Photodiodes convert light into electricity and thus can be used to detect light levels. An avalanche photodiode (APD) is a semiconductor device that can detect extremely low levels of electromagnetic radiation. Unlike a PIN photodiode, which generally produces a single electron for each photon received, an APD is constructed so that an electron dislodged by a photon will hit other atoms in the APD semiconductor lattice with sufficient velocity and energy so that additional hole-electron pairs are created by the collisions. Typically a free electron will create a number of hole-electron pairs, and the electrons from these pairs will, in turn, create additional electrons, thus creating an “avalanche” process. This multiplication of the electrons gives the APD an effective gain and allows the detection of very low light levels.
Advances in the fabrication and performance of the avalanche photodiodes have led to their use in the detection of individual photons and other short-duration events. When used in the single photon detection applications, APD's are frequently used in “Geiger” mode in which the APD is reverse biased to a voltage that exceeds its breakdown voltage. In geiger mode, some means is necessary to stop or “quench” the current flowing through the diode after each avalanche.
One method to quench the current is to limit the maximum current flowing through the diode, by means of a passive series resistor, to a low enough level that the current will spontaneously cease due to the statistical nature of the avalanche process. While using this circuitry, the minimum interval between detectable events is limited by the so-called “dead time”: the time required to turn off the diode completely and to recharge it, and any other parasitic or intrinsic capacitance associated with the diode, through the typically large current limiting resistor which results in a large RC time constant.

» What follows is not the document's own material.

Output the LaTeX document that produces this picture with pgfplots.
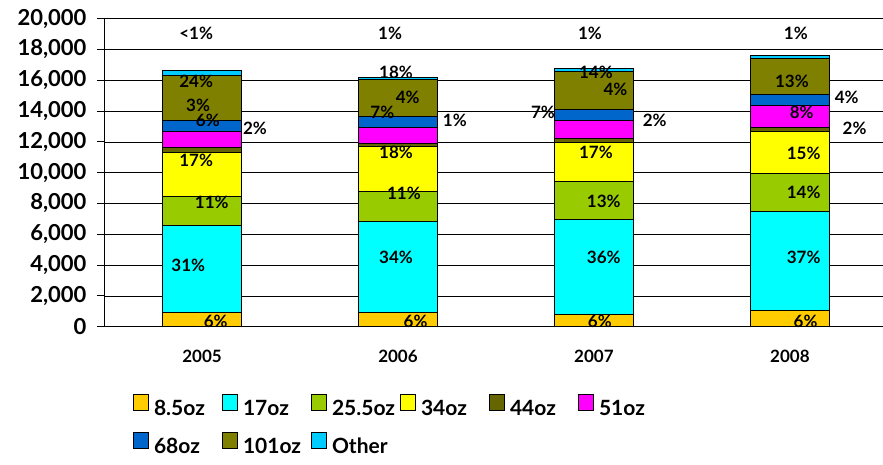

A so-called passive quench circuit is reverse biased through a biasing means such as a series resistance by applying a high voltage, VRB, comprised of the breakdown voltage, VBR, plus the overvoltage ΔV across the avalanche device. When an event such as a thermodynamically generated electron or impingement of a photon occurs in the case of an avalanche photodiode, the avalanche current begins to flow, the junction between the resistance means for biasing and the avalanche photodiode rises toward ΔV, and the voltage across the photodiode approaches the breakdown voltage VBR. Eventually the voltage at the junction stanches the avalanche current. The system will only reach full sensitivity when the discharge is completed and reset in the time dictated by the RC time constant which is typically long.
To shorten the resetting time, active quench circuits were developed which, for example, may use a comparator to sense the onset of an avalanche current and through the action of a monostable circuit, and apply a voltage of ΔV plus an excess voltage VX to the junction of the biasing resistor and avalanche photodiode to drive it safely below VBR and stop the avalanche current. And, after a short delay, typically applied through another monostable circuit, a switch is closed to ground from that junction to quickly recharge the intrinsic capacitance of the avalanche photodiode. Although this reduces the “dead time” by circumventing the RC time constant delay suffered by the passive quench circuits, it may introduce parasitic or intrinsic capacitance. This additional capacitance increases the charge flow through the avalanche diode and adds to the heating effect too. Additionally, the use of a traditional active quench circuit can also be disadvantageous since it creates a time delay in the circuit. Thus, the using an active quench circuit on both the anode and cathode sides of an APD is not typically desirable. Two examples of an active quench circuit are shown in U.S. Pat. Nos. 5,532,474 and 5,933,042, both incorporated herein by reference.